» Information shown
__________

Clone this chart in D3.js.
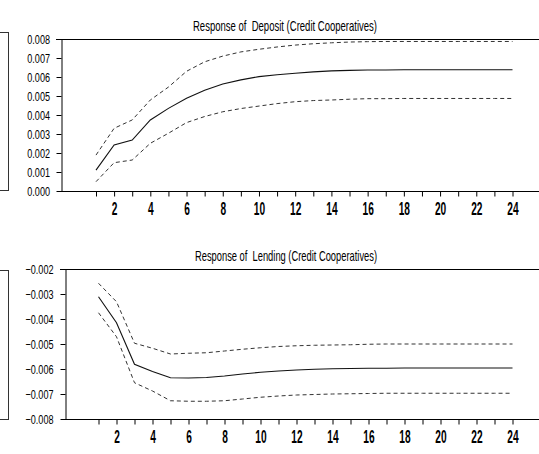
<!DOCTYPE html>
<html>
<head>
<meta charset="utf-8">
<script src="https://cdn.jsdelivr.net/npm/d3@7"></script>
<style>
  body { margin: 0; background: #fff; }
  svg { display: block; font-family: "Liberation Sans", Arial, sans-serif; }
  text { white-space: pre; }
</style>
</head>
<body>
<svg id="chart" width="539" height="454"></svg>
<script>
var periods = [1, 2, 3, 4, 5, 6, 7, 8, 9, 10, 11, 12, 13, 14, 15, 16, 17, 18, 19, 20, 21, 22, 23, 24];
var xTickLabels = [2, 4, 6, 8, 10, 12, 14, 16, 18, 20, 22, 24];

var depositTicks = [0.000, 0.001, 0.002, 0.003, 0.004, 0.005, 0.006, 0.007, 0.008];
var depositMid = [0.00110, 0.00242, 0.00268, 0.00374, 0.00435, 0.00488, 0.00530, 0.00563, 0.00585, 0.00602, 0.00612, 0.00620,
                  0.00627, 0.00632, 0.00635, 0.00637, 0.00637, 0.00638, 0.00638, 0.00638, 0.00638, 0.00638, 0.00638, 0.00638];
var depositUpper = [0.00189, 0.00330, 0.00374, 0.00479, 0.00547, 0.00630, 0.00680, 0.00710, 0.00732, 0.00746, 0.00758, 0.00768,
                    0.00775, 0.00780, 0.00784, 0.00786, 0.00787, 0.00787, 0.00787, 0.00787, 0.00787, 0.00787, 0.00787, 0.00787];
var depositLower = [0.00049, 0.00149, 0.00163, 0.00251, 0.00304, 0.00360, 0.00392, 0.00417, 0.00434, 0.00447, 0.00460, 0.00470,
                    0.00476, 0.00479, 0.00483, 0.00486, 0.00486, 0.00487, 0.00487, 0.00487, 0.00487, 0.00487, 0.00487, 0.00487];

var lendingTicks = [-0.008, -0.007, -0.006, -0.005, -0.004, -0.003, -0.002];
var lendingMid = [-0.00311, -0.00415, -0.00581, -0.00610, -0.00635, -0.00636, -0.00634, -0.00628, -0.00620, -0.00613, -0.00608, -0.00604,
                  -0.00601, -0.00599, -0.00598, -0.00597, -0.00597, -0.00596, -0.00596, -0.00596, -0.00596, -0.00596, -0.00596, -0.00596];
var lendingUpper = [-0.00257, -0.00331, -0.00497, -0.00517, -0.00540, -0.00537, -0.00535, -0.00528, -0.00521, -0.00515, -0.00510, -0.00507,
                    -0.00505, -0.00504, -0.00503, -0.00501, -0.00500, -0.00500, -0.00500, -0.00500, -0.00500, -0.00500, -0.00500, -0.00500];
var lendingLower = [-0.00375, -0.00471, -0.00655, -0.00688, -0.00727, -0.00729, -0.00729, -0.00727, -0.00720, -0.00713, -0.00708, -0.00704,
                    -0.00702, -0.00700, -0.00699, -0.00698, -0.00697, -0.00697, -0.00697, -0.00697, -0.00697, -0.00697, -0.00697, -0.00697];

var svg = d3.select('#chart');

// the source font is a narrow, tall one: squeeze Liberation Sans horizontally
var yScaleX = 0.70;
var xScaleX = 0.55;

function drawPanel(p) {
    var g = svg.append('g');

    // cropped frame of the neighbouring panel on the left
    g.append('rect')
        .attr('x', -10).attr('y', p.boxTop + 0.5)
        .attr('width', 18.5).attr('height', p.boxBottom - p.boxTop)
        .attr('fill', 'none').attr('stroke', '#333').attr('stroke-width', 1);

    var x = d3.scaleLinear().domain([1, 24]).range([p.x1, p.x24]);
    var y = d3.scaleLinear().domain(p.domain).range([p.bottom, p.top]);

    // frame lines
    g.append('line').attr('x1', p.left - 5).attr('x2', 539).attr('y1', p.top + 0.5).attr('y2', p.top + 0.5)
        .attr('stroke', '#000');

    var yAxis = d3.axisLeft(y).tickValues(p.ticks).tickSize(5).tickSizeOuter(0)
        .tickFormat(d3.format('.3f'));
    var ya = g.append('g').attr('transform', 'translate(' + (p.left + 0.5) + ',0)').call(yAxis);
    ya.select('.domain').attr('stroke', '#000');
    ya.selectAll('.tick text')
        .attr('font-size', 13).attr('fill', '#000').attr('font-family', 'inherit')
        .attr('x', -p.labelGap / yScaleX)
        .attr('transform', 'scale(' + yScaleX + ',1)');

    var xAxis = d3.axisBottom(x).tickValues(periods).tickSize(5).tickSizeOuter(0)
        .tickFormat(function (d) { return xTickLabels.indexOf(d) >= 0 ? d : ''; });
    var xa = g.append('g').attr('transform', 'translate(0,' + (p.bottom + 0.5) + ')').call(xAxis);
    xa.select('.domain').remove();
    xa.selectAll('.tick text')
        .attr('font-size', 18.5).attr('font-weight', 'bold').attr('fill', '#000').attr('font-family', 'inherit')
        .attr('y', 24).attr('dy', 0)
        .attr('transform', 'scale(' + xScaleX + ',1)');
    g.append('line').attr('x1', p.left).attr('x2', 539).attr('y1', p.bottom + 0.5).attr('y2', p.bottom + 0.5)
        .attr('stroke', '#000');

    var line = d3.line()
        .x(function (d, i) { return x(periods[i]); })
        .y(function (d) { return y(d); });

    [p.upper, p.lower].forEach(function (band) {
        g.append('path').datum(band).attr('d', line)
            .attr('fill', 'none').attr('stroke', '#333').attr('stroke-width', 1)
            .attr('stroke-dasharray', '4,3');
    });
    g.append('path').datum(p.mid).attr('d', line)
        .attr('fill', 'none').attr('stroke', '#111').attr('stroke-width', 1.1);

    g.append('text').attr('x', p.titleX).attr('y', p.titleY)
        .attr('text-anchor', 'middle').attr('font-size', 14.5).attr('fill', '#000')
        .attr('textLength', p.titleLen).attr('lengthAdjust', 'spacingAndGlyphs')
        .text(p.title);
}

drawPanel({
    title: 'Response of  Deposit (Credit Cooperatives)',
    titleX: 285, titleY: 30.5, titleLen: 184,
    domain: [0, 0.008], ticks: depositTicks,
    top: 39, bottom: 191, left: 61, x1: 96, x24: 512.5, labelGap: 11.5,
    boxTop: 32, boxBottom: 190,
    mid: depositMid, upper: depositUpper, lower: depositLower
});

drawPanel({
    title: 'Response of  Lending (Credit Cooperatives)',
    titleX: 286, titleY: 260.5, titleLen: 182,
    domain: [-0.008, -0.002], ticks: lendingTicks,
    top: 269, bottom: 419, left: 65, x1: 98.5, x24: 512.5, labelGap: 12,
    boxTop: 270, boxBottom: 419,
    mid: lendingMid, upper: lendingUpper, lower: lendingLower
});
</script>
</body>
</html>
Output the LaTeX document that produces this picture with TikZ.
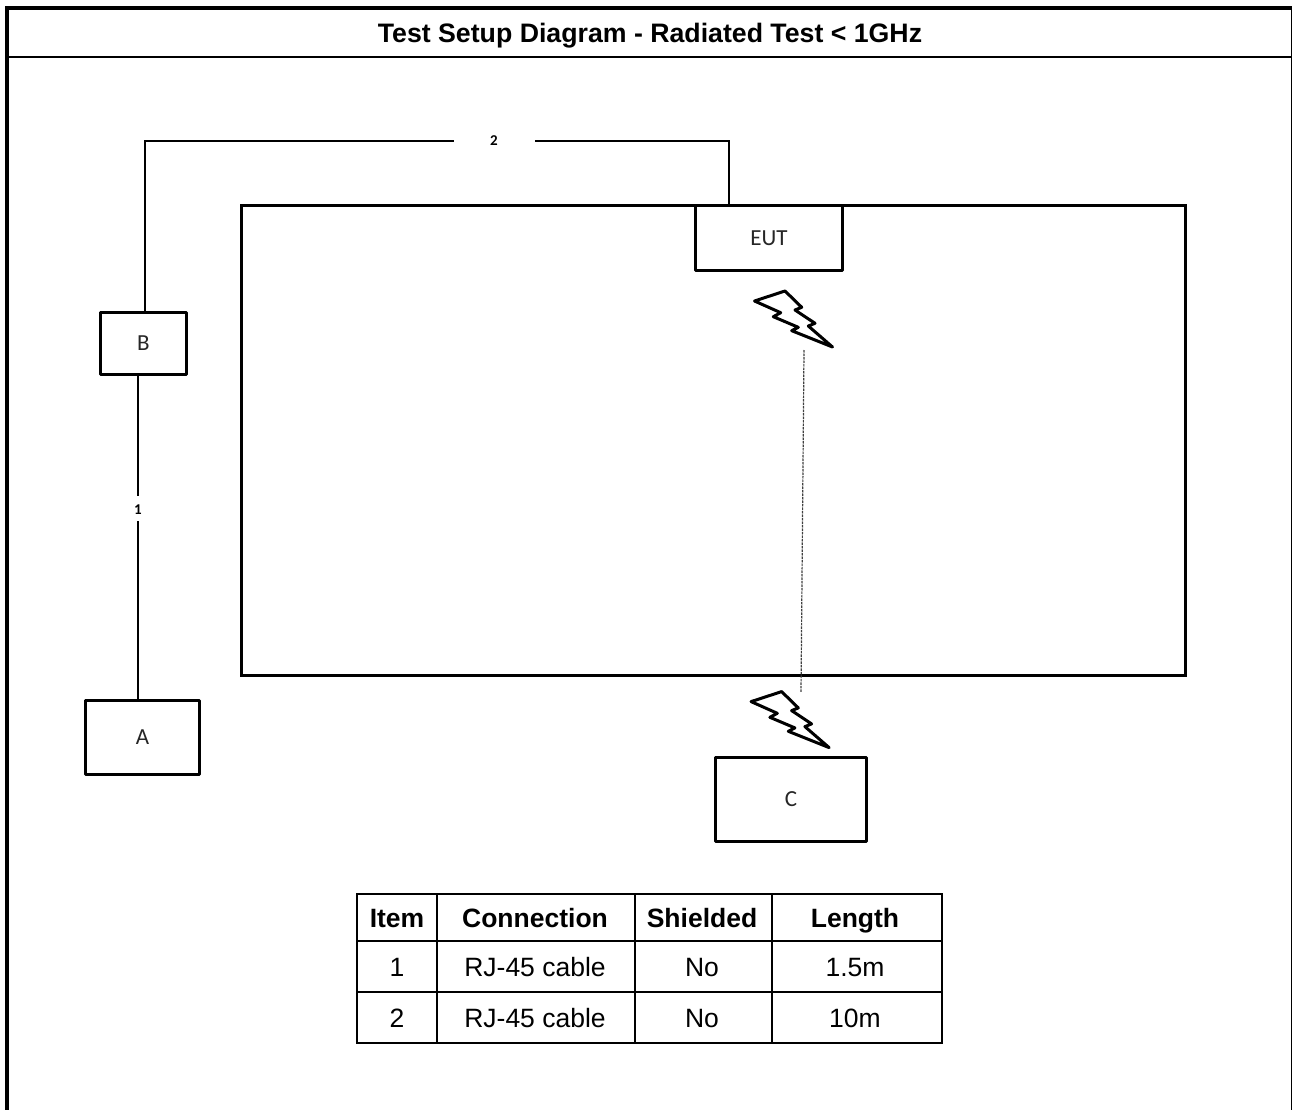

__________

» Task objective
Except for the pictures, give all the material above again verbatim.

» Output of the exercise
Clone this chart in D3.js.
<!DOCTYPE html>
<html>
<head>
<meta charset="utf-8">
<script src="https://cdn.jsdelivr.net/npm/d3@7"></script>
<style>
  body { margin: 0; background: #fff; }
  svg { display: block; font-family: "Liberation Sans", Arial, sans-serif; }
  text { white-space: pre; }
</style>
</head>
<body>
<svg id="chart" width="539" height="454"></svg>
<script>
var periods = [1, 2, 3, 4, 5, 6, 7, 8, 9, 10, 11, 12, 13, 14, 15, 16, 17, 18, 19, 20, 21, 22, 23, 24];
var xTickLabels = [2, 4, 6, 8, 10, 12, 14, 16, 18, 20, 22, 24];

var depositTicks = [0.000, 0.001, 0.002, 0.003, 0.004, 0.005, 0.006, 0.007, 0.008];
var depositMid = [0.00110, 0.00242, 0.00268, 0.00374, 0.00435, 0.00488, 0.00530, 0.00563, 0.00585, 0.00602, 0.00612, 0.00620,
                  0.00627, 0.00632, 0.00635, 0.00637, 0.00637, 0.00638, 0.00638, 0.00638, 0.00638, 0.00638, 0.00638, 0.00638];
var depositUpper = [0.00189, 0.00330, 0.00374, 0.00479, 0.00547, 0.00630, 0.00680, 0.00710, 0.00732, 0.00746, 0.00758, 0.00768,
                    0.00775, 0.00780, 0.00784, 0.00786, 0.00787, 0.00787, 0.00787, 0.00787, 0.00787, 0.00787, 0.00787, 0.00787];
var depositLower = [0.00049, 0.00149, 0.00163, 0.00251, 0.00304, 0.00360, 0.00392, 0.00417, 0.00434, 0.00447, 0.00460, 0.00470,
                    0.00476, 0.00479, 0.00483, 0.00486, 0.00486, 0.00487, 0.00487, 0.00487, 0.00487, 0.00487, 0.00487, 0.00487];

var lendingTicks = [-0.008, -0.007, -0.006, -0.005, -0.004, -0.003, -0.002];
var lendingMid = [-0.00311, -0.00415, -0.00581, -0.00610, -0.00635, -0.00636, -0.00634, -0.00628, -0.00620, -0.00613, -0.00608, -0.00604,
                  -0.00601, -0.00599, -0.00598, -0.00597, -0.00597, -0.00596, -0.00596, -0.00596, -0.00596, -0.00596, -0.00596, -0.00596];
var lendingUpper = [-0.00257, -0.00331, -0.00497, -0.00517, -0.00540, -0.00537, -0.00535, -0.00528, -0.00521, -0.00515, -0.00510, -0.00507,
                    -0.00505, -0.00504, -0.00503, -0.00501, -0.00500, -0.00500, -0.00500, -0.00500, -0.00500, -0.00500, -0.00500, -0.00500];
var lendingLower = [-0.00375, -0.00471, -0.00655, -0.00688, -0.00727, -0.00729, -0.00729, -0.00727, -0.00720, -0.00713, -0.00708, -0.00704,
                    -0.00702, -0.00700, -0.00699, -0.00698, -0.00697, -0.00697, -0.00697, -0.00697, -0.00697, -0.00697, -0.00697, -0.00697];

var svg = d3.select('#chart');

// the source font is a narrow, tall one: squeeze Liberation Sans horizontally
var yScaleX = 0.70;
var xScaleX = 0.55;

function drawPanel(p) {
    var g = svg.append('g');

    // cropped frame of the neighbouring panel on the left
    g.append('rect')
        .attr('x', -10).attr('y', p.boxTop + 0.5)
        .attr('width', 18.5).attr('height', p.boxBottom - p.boxTop)
        .attr('fill', 'none').attr('stroke', '#333').attr('stroke-width', 1);

    var x = d3.scaleLinear().domain([1, 24]).range([p.x1, p.x24]);
    var y = d3.scaleLinear().domain(p.domain).range([p.bottom, p.top]);

    // frame lines
    g.append('line').attr('x1', p.left - 5).attr('x2', 539).attr('y1', p.top + 0.5).attr('y2', p.top + 0.5)
        .attr('stroke', '#000');

    var yAxis = d3.axisLeft(y).tickValues(p.ticks).tickSize(5).tickSizeOuter(0)
        .tickFormat(d3.format('.3f'));
    var ya = g.append('g').attr('transform', 'translate(' + (p.left + 0.5) + ',0)').call(yAxis);
    ya.select('.domain').attr('stroke', '#000');
    ya.selectAll('.tick text')
        .attr('font-size', 13).attr('fill', '#000').attr('font-family', 'inherit')
        .attr('x', -p.labelGap / yScaleX)
        .attr('transform', 'scale(' + yScaleX + ',1)');

    var xAxis = d3.axisBottom(x).tickValues(periods).tickSize(5).tickSizeOuter(0)
        .tickFormat(function (d) { return xTickLabels.indexOf(d) >= 0 ? d : ''; });
    var xa = g.append('g').attr('transform', 'translate(0,' + (p.bottom + 0.5) + ')').call(xAxis);
    xa.select('.domain').remove();
    xa.selectAll('.tick text')
        .attr('font-size', 18.5).attr('font-weight', 'bold').attr('fill', '#000').attr('font-family', 'inherit')
        .attr('y', 24).attr('dy', 0)
        .attr('transform', 'scale(' + xScaleX + ',1)');
    g.append('line').attr('x1', p.left).attr('x2', 539).attr('y1', p.bottom + 0.5).attr('y2', p.bottom + 0.5)
        .attr('stroke', '#000');

    var line = d3.line()
        .x(function (d, i) { return x(periods[i]); })
        .y(function (d) { return y(d); });

    [p.upper, p.lower].forEach(function (band) {
        g.append('path').datum(band).attr('d', line)
            .attr('fill', 'none').attr('stroke', '#333').attr('stroke-width', 1)
            .attr('stroke-dasharray', '4,3');
    });
    g.append('path').datum(p.mid).attr('d', line)
        .attr('fill', 'none').attr('stroke', '#111').attr('stroke-width', 1.1);

    g.append('text').attr('x', p.titleX).attr('y', p.titleY)
        .attr('text-anchor', 'middle').attr('font-size', 14.5).attr('fill', '#000')
        .attr('textLength', p.titleLen).attr('lengthAdjust', 'spacingAndGlyphs')
        .text(p.title);
}

drawPanel({
    title: 'Response of  Deposit (Credit Cooperatives)',
    titleX: 285, titleY: 30.5, titleLen: 184,
    domain: [0, 0.008], ticks: depositTicks,
    top: 39, bottom: 191, left: 61, x1: 96, x24: 512.5, labelGap: 11.5,
    boxTop: 32, boxBottom: 190,
    mid: depositMid, upper: depositUpper, lower: depositLower
});

drawPanel({
    title: 'Response of  Lending (Credit Cooperatives)',
    titleX: 286, titleY: 260.5, titleLen: 182,
    domain: [-0.008, -0.002], ticks: lendingTicks,
    top: 269, bottom: 419, left: 65, x1: 98.5, x24: 512.5, labelGap: 12,
    boxTop: 270, boxBottom: 419,
    mid: lendingMid, upper: lendingUpper, lower: lendingLower
});
</script>
</body>
</html>
Output the LaTeX document that produces this picture with TikZ.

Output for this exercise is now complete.